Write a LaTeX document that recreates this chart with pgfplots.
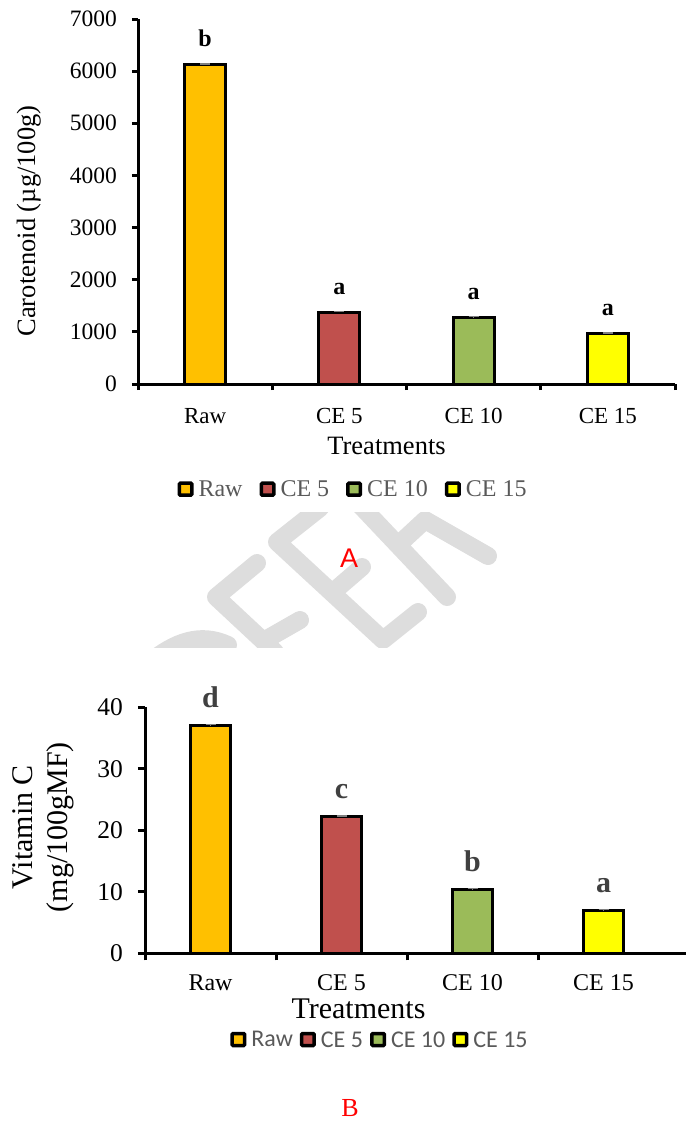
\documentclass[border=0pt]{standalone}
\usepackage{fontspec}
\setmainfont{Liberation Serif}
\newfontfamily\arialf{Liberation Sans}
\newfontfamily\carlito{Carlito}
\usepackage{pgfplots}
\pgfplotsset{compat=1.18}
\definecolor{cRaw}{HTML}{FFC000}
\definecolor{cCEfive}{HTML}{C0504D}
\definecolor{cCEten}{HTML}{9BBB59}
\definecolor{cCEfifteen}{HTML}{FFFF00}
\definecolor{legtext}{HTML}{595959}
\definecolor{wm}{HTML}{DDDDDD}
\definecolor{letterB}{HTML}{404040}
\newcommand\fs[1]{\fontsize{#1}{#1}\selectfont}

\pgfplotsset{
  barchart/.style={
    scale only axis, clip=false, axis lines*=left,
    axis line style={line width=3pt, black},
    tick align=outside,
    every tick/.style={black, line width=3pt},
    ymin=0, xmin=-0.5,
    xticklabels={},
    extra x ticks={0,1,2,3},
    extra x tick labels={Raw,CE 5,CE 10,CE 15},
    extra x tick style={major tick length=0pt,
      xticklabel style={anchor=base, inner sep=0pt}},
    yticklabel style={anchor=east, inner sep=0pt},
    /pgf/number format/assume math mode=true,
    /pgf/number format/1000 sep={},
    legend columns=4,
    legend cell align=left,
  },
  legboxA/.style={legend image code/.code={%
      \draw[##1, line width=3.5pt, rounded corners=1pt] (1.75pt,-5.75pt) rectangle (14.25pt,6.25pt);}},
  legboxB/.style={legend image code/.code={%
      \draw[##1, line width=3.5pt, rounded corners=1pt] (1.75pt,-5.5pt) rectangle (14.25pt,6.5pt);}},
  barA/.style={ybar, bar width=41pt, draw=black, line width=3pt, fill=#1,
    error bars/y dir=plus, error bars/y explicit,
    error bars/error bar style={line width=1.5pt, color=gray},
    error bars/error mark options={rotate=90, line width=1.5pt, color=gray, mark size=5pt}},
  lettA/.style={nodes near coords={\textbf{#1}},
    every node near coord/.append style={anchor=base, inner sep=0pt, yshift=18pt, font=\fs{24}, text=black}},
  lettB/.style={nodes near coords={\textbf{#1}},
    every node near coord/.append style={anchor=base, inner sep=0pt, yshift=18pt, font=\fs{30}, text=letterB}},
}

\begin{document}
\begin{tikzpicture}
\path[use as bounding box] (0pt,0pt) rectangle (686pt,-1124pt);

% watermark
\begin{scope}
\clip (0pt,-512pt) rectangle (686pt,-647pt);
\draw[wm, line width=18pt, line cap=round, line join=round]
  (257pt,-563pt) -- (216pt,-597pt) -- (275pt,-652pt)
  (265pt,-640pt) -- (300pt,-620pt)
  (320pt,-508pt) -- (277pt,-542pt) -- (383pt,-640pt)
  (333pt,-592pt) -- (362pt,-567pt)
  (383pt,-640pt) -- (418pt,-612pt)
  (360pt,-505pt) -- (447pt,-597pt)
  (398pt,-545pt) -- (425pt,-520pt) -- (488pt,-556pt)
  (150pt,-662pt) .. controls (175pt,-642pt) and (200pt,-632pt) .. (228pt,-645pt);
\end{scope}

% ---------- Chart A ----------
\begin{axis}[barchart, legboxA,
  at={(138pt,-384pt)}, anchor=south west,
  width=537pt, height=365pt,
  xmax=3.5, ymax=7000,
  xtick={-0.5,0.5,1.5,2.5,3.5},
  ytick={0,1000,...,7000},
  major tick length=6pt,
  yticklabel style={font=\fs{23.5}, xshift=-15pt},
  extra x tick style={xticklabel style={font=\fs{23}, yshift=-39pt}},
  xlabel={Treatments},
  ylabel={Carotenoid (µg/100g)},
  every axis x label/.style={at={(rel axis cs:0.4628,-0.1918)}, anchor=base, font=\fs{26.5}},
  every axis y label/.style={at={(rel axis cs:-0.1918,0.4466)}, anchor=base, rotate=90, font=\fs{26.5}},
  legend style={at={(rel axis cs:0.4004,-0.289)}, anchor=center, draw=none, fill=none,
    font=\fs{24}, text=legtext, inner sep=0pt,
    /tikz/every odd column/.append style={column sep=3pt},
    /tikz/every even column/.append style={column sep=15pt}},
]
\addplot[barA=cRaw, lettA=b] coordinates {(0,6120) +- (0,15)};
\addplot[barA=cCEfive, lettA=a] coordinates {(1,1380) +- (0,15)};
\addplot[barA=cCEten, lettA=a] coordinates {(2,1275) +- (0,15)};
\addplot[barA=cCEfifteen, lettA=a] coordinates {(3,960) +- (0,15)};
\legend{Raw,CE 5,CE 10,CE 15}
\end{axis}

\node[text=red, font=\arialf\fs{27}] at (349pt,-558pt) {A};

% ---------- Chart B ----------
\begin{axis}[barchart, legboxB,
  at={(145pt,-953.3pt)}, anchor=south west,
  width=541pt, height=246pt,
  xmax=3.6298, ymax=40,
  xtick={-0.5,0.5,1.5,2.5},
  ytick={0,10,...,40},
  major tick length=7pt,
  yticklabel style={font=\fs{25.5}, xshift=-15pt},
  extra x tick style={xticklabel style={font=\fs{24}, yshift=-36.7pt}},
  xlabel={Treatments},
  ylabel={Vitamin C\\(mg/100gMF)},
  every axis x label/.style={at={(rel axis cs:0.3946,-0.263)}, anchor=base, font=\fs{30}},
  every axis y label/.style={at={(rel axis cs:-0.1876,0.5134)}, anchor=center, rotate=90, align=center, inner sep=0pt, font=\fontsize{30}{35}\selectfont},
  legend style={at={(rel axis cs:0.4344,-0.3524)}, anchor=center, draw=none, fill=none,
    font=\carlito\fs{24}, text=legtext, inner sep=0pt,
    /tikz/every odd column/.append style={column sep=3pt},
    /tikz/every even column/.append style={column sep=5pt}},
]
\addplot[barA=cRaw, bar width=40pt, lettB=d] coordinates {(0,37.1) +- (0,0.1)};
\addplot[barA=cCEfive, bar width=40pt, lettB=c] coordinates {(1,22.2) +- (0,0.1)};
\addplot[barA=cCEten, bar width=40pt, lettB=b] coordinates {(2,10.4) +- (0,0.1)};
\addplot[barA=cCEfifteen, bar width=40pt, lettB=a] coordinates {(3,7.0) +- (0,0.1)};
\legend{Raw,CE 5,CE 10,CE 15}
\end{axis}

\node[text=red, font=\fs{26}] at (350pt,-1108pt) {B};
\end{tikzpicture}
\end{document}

● STATED TASK: Write out every line above exactly as it is, leaving out the pictures.

● OUTPUT BELOW:
Write a LaTeX document that recreates this chart with pgfplots.
\documentclass[border=0pt]{standalone}
\usepackage{fontspec}
\setmainfont{Liberation Serif}
\newfontfamily\arialf{Liberation Sans}
\newfontfamily\carlito{Carlito}
\usepackage{pgfplots}
\pgfplotsset{compat=1.18}
\definecolor{cRaw}{HTML}{FFC000}
\definecolor{cCEfive}{HTML}{C0504D}
\definecolor{cCEten}{HTML}{9BBB59}
\definecolor{cCEfifteen}{HTML}{FFFF00}
\definecolor{legtext}{HTML}{595959}
\definecolor{wm}{HTML}{DDDDDD}
\definecolor{letterB}{HTML}{404040}
\newcommand\fs[1]{\fontsize{#1}{#1}\selectfont}

\pgfplotsset{
  barchart/.style={
    scale only axis, clip=false, axis lines*=left,
    axis line style={line width=3pt, black},
    tick align=outside,
    every tick/.style={black, line width=3pt},
    ymin=0, xmin=-0.5,
    xticklabels={},
    extra x ticks={0,1,2,3},
    extra x tick labels={Raw,CE 5,CE 10,CE 15},
    extra x tick style={major tick length=0pt,
      xticklabel style={anchor=base, inner sep=0pt}},
    yticklabel style={anchor=east, inner sep=0pt},
    /pgf/number format/assume math mode=true,
    /pgf/number format/1000 sep={},
    legend columns=4,
    legend cell align=left,
  },
  legboxA/.style={legend image code/.code={%
      \draw[##1, line width=3.5pt, rounded corners=1pt] (1.75pt,-5.75pt) rectangle (14.25pt,6.25pt);}},
  legboxB/.style={legend image code/.code={%
      \draw[##1, line width=3.5pt, rounded corners=1pt] (1.75pt,-5.5pt) rectangle (14.25pt,6.5pt);}},
  barA/.style={ybar, bar width=41pt, draw=black, line width=3pt, fill=#1,
    error bars/y dir=plus, error bars/y explicit,
    error bars/error bar style={line width=1.5pt, color=gray},
    error bars/error mark options={rotate=90, line width=1.5pt, color=gray, mark size=5pt}},
  lettA/.style={nodes near coords={\textbf{#1}},
    every node near coord/.append style={anchor=base, inner sep=0pt, yshift=18pt, font=\fs{24}, text=black}},
  lettB/.style={nodes near coords={\textbf{#1}},
    every node near coord/.append style={anchor=base, inner sep=0pt, yshift=18pt, font=\fs{30}, text=letterB}},
}

\begin{document}
\begin{tikzpicture}
\path[use as bounding box] (0pt,0pt) rectangle (686pt,-1124pt);

% watermark
\begin{scope}
\clip (0pt,-512pt) rectangle (686pt,-647pt);
\draw[wm, line width=18pt, line cap=round, line join=round]
  (257pt,-563pt) -- (216pt,-597pt) -- (275pt,-652pt)
  (265pt,-640pt) -- (300pt,-620pt)
  (320pt,-508pt) -- (277pt,-542pt) -- (383pt,-640pt)
  (333pt,-592pt) -- (362pt,-567pt)
  (383pt,-640pt) -- (418pt,-612pt)
  (360pt,-505pt) -- (447pt,-597pt)
  (398pt,-545pt) -- (425pt,-520pt) -- (488pt,-556pt)
  (150pt,-662pt) .. controls (175pt,-642pt) and (200pt,-632pt) .. (228pt,-645pt);
\end{scope}

% ---------- Chart A ----------
\begin{axis}[barchart, legboxA,
  at={(138pt,-384pt)}, anchor=south west,
  width=537pt, height=365pt,
  xmax=3.5, ymax=7000,
  xtick={-0.5,0.5,1.5,2.5,3.5},
  ytick={0,1000,...,7000},
  major tick length=6pt,
  yticklabel style={font=\fs{23.5}, xshift=-15pt},
  extra x tick style={xticklabel style={font=\fs{23}, yshift=-39pt}},
  xlabel={Treatments},
  ylabel={Carotenoid (µg/100g)},
  every axis x label/.style={at={(rel axis cs:0.4628,-0.1918)}, anchor=base, font=\fs{26.5}},
  every axis y label/.style={at={(rel axis cs:-0.1918,0.4466)}, anchor=base, rotate=90, font=\fs{26.5}},
  legend style={at={(rel axis cs:0.4004,-0.289)}, anchor=center, draw=none, fill=none,
    font=\fs{24}, text=legtext, inner sep=0pt,
    /tikz/every odd column/.append style={column sep=3pt},
    /tikz/every even column/.append style={column sep=15pt}},
]
\addplot[barA=cRaw, lettA=b] coordinates {(0,6120) +- (0,15)};
\addplot[barA=cCEfive, lettA=a] coordinates {(1,1380) +- (0,15)};
\addplot[barA=cCEten, lettA=a] coordinates {(2,1275) +- (0,15)};
\addplot[barA=cCEfifteen, lettA=a] coordinates {(3,960) +- (0,15)};
\legend{Raw,CE 5,CE 10,CE 15}
\end{axis}

\node[text=red, font=\arialf\fs{27}] at (349pt,-558pt) {A};

% ---------- Chart B ----------
\begin{axis}[barchart, legboxB,
  at={(145pt,-953.3pt)}, anchor=south west,
  width=541pt, height=246pt,
  xmax=3.6298, ymax=40,
  xtick={-0.5,0.5,1.5,2.5},
  ytick={0,10,...,40},
  major tick length=7pt,
  yticklabel style={font=\fs{25.5}, xshift=-15pt},
  extra x tick style={xticklabel style={font=\fs{24}, yshift=-36.7pt}},
  xlabel={Treatments},
  ylabel={Vitamin C\\(mg/100gMF)},
  every axis x label/.style={at={(rel axis cs:0.3946,-0.263)}, anchor=base, font=\fs{30}},
  every axis y label/.style={at={(rel axis cs:-0.1876,0.5134)}, anchor=center, rotate=90, align=center, inner sep=0pt, font=\fontsize{30}{35}\selectfont},
  legend style={at={(rel axis cs:0.4344,-0.3524)}, anchor=center, draw=none, fill=none,
    font=\carlito\fs{24}, text=legtext, inner sep=0pt,
    /tikz/every odd column/.append style={column sep=3pt},
    /tikz/every even column/.append style={column sep=5pt}},
]
\addplot[barA=cRaw, bar width=40pt, lettB=d] coordinates {(0,37.1) +- (0,0.1)};
\addplot[barA=cCEfive, bar width=40pt, lettB=c] coordinates {(1,22.2) +- (0,0.1)};
\addplot[barA=cCEten, bar width=40pt, lettB=b] coordinates {(2,10.4) +- (0,0.1)};
\addplot[barA=cCEfifteen, bar width=40pt, lettB=a] coordinates {(3,7.0) +- (0,0.1)};
\legend{Raw,CE 5,CE 10,CE 15}
\end{axis}

\node[text=red, font=\fs{26}] at (350pt,-1108pt) {B};
\end{tikzpicture}
\end{document}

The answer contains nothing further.